What can we learn from history?
Pulter opens this poem with Herostratus, who burned down the Temple of Diana in Ephesus in the fourth century BCE. Under torture, he reveals that he committed the arson to become famous, so the Ephesians decree that he should be forgotten. He’s not: a classical historian records his name, and now Herostratus is more famous (as Thomas Browne notes) than those who judged him (Urn Burial, 26). As an emblem, then, Herostratus poses two problems that the poem will go on to reckon with.
Most explicitly, the poem’s rhyming couplets consider the consequences of monstrous impiety: Brennus’s attack on the Temple at Delphi; Cambyses’s attack on the Temple of Ammon; Nebuchadnezzar’s destruction of the First Temple; Antiochus IV’s desecration of the second Temple; and others. Structured as a series of rhetorical questions, the second half of this poem asks us to reflect on the consequences of such impiety, whether divine punishment in life or a “loath’d” name in “[p]osterity.” Pulter encourages us to read these historical figures alongside the opponents of the King in the English Civil War: those who threw the monarchy into “confutions” and who stripped churches in ways that she viewed as sacrilege. These, too, the poem argues, will “gain” only “shame and horror.” For herself, she says between these two halves of the poem, she would rather lose her name—“Hadassah”—than have a tainted reputation.
But Herostratus is also a figure for the uncertainty of history: he gains the infamy that he sought. As such, this poem might also reflect on the limits of historical memory: its uncertainty, its errors and confusions, and its inadequacy as a response to injustice. The poem’s initial observation—drawn by the “thus” at line seven—is that “ambition” and the desire “for gain” prompt atrocities, as happened in her native Ireland, whether she’s describing the 1641 Catholic Rebellion or the later Cromwellian conquest. In the face of a massacre, the claim that its perpetrators will be poorly remembered can be only a limited consolation.
The second half of the poem, then, turns to a series of rhetorical questions hinting not merely at oblivion but at direct divine punishment for the desecration of temples, from the disease that strikes down Antiochus IV to the sandstorm that obliterates the army of Cambyses. The repeated questions ask us to extrapolate a historical pattern. (Indeed, Pulter has evoked this pattern before: Herostratus, Brennus, and Cambyses appear as figures for the rebellious Parliamentarians in Pulter’s elegy for George Lisle and Charles Lucas (On those Two Unparalleled Friends, Sir George Lisle and Sir Charles Lucas, Who Were Shot to Death at Colchester [Poem 7]) as well.) The inclusion of the Babylonian kings Nebuchadnezzar and Belshazzar reveals the complexity of trying to read historical patterns, though.

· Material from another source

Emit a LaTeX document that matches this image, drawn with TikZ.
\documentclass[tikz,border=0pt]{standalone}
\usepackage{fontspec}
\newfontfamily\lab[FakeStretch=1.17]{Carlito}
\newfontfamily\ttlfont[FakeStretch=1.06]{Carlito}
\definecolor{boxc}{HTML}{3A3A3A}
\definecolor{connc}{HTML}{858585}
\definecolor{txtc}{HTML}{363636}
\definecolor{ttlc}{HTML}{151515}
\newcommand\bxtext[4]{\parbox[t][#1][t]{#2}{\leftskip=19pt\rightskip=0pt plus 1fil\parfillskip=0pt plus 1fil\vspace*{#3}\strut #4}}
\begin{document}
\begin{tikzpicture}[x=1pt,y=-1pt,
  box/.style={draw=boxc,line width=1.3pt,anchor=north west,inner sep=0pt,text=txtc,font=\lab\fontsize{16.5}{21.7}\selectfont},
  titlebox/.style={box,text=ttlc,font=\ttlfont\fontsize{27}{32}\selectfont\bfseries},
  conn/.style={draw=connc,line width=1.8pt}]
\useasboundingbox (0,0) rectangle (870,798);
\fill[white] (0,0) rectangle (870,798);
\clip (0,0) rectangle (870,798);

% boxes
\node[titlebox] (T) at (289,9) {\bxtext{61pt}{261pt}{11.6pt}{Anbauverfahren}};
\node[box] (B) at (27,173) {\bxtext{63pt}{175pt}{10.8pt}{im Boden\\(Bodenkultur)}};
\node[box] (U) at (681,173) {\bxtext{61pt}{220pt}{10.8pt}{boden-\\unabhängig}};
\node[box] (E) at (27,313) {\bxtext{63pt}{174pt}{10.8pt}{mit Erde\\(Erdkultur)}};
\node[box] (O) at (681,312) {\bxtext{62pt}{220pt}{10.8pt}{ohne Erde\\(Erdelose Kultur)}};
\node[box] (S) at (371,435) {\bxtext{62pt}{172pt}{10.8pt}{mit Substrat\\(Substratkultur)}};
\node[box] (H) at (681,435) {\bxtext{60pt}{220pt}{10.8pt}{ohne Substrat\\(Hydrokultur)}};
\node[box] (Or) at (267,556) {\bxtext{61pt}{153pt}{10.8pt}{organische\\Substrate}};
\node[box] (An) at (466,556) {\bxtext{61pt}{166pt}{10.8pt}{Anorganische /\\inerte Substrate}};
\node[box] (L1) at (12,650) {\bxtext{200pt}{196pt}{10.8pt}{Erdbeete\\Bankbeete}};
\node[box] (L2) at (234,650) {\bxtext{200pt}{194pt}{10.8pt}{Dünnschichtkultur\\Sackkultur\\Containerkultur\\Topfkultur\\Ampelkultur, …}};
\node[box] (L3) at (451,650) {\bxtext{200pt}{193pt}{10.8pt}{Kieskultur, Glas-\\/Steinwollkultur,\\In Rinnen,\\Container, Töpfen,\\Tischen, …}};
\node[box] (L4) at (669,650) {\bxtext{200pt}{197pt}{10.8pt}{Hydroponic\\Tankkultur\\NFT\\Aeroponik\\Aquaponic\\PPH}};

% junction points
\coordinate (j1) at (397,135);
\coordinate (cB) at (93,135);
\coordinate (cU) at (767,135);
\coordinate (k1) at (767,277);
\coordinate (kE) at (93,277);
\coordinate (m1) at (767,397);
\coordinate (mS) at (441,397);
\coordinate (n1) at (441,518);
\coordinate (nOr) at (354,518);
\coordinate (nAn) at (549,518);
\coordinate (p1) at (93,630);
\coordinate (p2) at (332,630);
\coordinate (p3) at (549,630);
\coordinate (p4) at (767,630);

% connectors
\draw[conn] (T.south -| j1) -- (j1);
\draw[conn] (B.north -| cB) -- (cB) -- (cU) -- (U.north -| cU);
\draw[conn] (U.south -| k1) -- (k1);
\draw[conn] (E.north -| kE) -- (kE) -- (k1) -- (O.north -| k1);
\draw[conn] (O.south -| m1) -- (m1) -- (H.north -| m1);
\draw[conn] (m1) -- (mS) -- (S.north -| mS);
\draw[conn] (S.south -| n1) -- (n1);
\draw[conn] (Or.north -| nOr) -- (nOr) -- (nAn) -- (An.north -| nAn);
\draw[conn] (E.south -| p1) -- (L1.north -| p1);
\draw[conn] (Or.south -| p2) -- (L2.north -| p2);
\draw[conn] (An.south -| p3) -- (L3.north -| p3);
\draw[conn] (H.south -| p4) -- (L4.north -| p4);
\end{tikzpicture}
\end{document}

The book of Daniel describes them as father and son; however, both classical sources and other books of the Bible make clear that isn’t so. Pulter’s word “grandsire” here suggests she might be interested in the larger question this problem raises (whether she’s drawing it from the notes in her Bible, histories of the world like the one written by Sir Walter Raleigh, or a poetic source, like Anne Bradstreet’s “Four Monarchies.”) For historians and theologians of the early modern period, their reigns represent a point of contact between Biblical and classical history, where Herodotus, Josephus, and others might be made to align with scripture.
One reason this debate mattered was that Daniel is a prophetic book, believed to describe the four kingdoms that would fall before the kingdom of God returned. Reading history right promised insight into the future, into God’s role in the fall of monarchies. Indeed, the Fifth Monarchists held that the fall of the English monarchy in the civil war was the prophesied end of the fourth kingdom, prior to the creation of God’s kingdom on earth. As a royalist, Pulter would have detested this conclusion, but it suggests the stakes of reading history right.
One emblem for the poem’s ambivalence about historical memory might be its repeated pun on “fane” (temple) and “profane.” The pun’s first instance (in lines 8–9) emphasizes history’s destruction, the many times “ambition” and “gain” have burned cities, overthrown kingdoms, and deconsecrated churches. When the pun occurs again in the poem’s second-to-last line, the close sonic echo between the two words might emphasize the inevitability of the consequences she will soon predict. Alternatively, it might remind us of the cycles of destruction traced earlier. Like allusions and historical events, poetic devices can be read multiple ways. The poem’s final line reasserts the parallel between Herostratus—tortured to death and remembered as shameful—and contemporary rebels against the king, whom she believes will “get” only “sure shame and horror.” That much justice, the poem insists, is certain. Yet we, like Herostratus’s judges, remain subject to errors and foiled purposes. We can’t know how we will be remembered.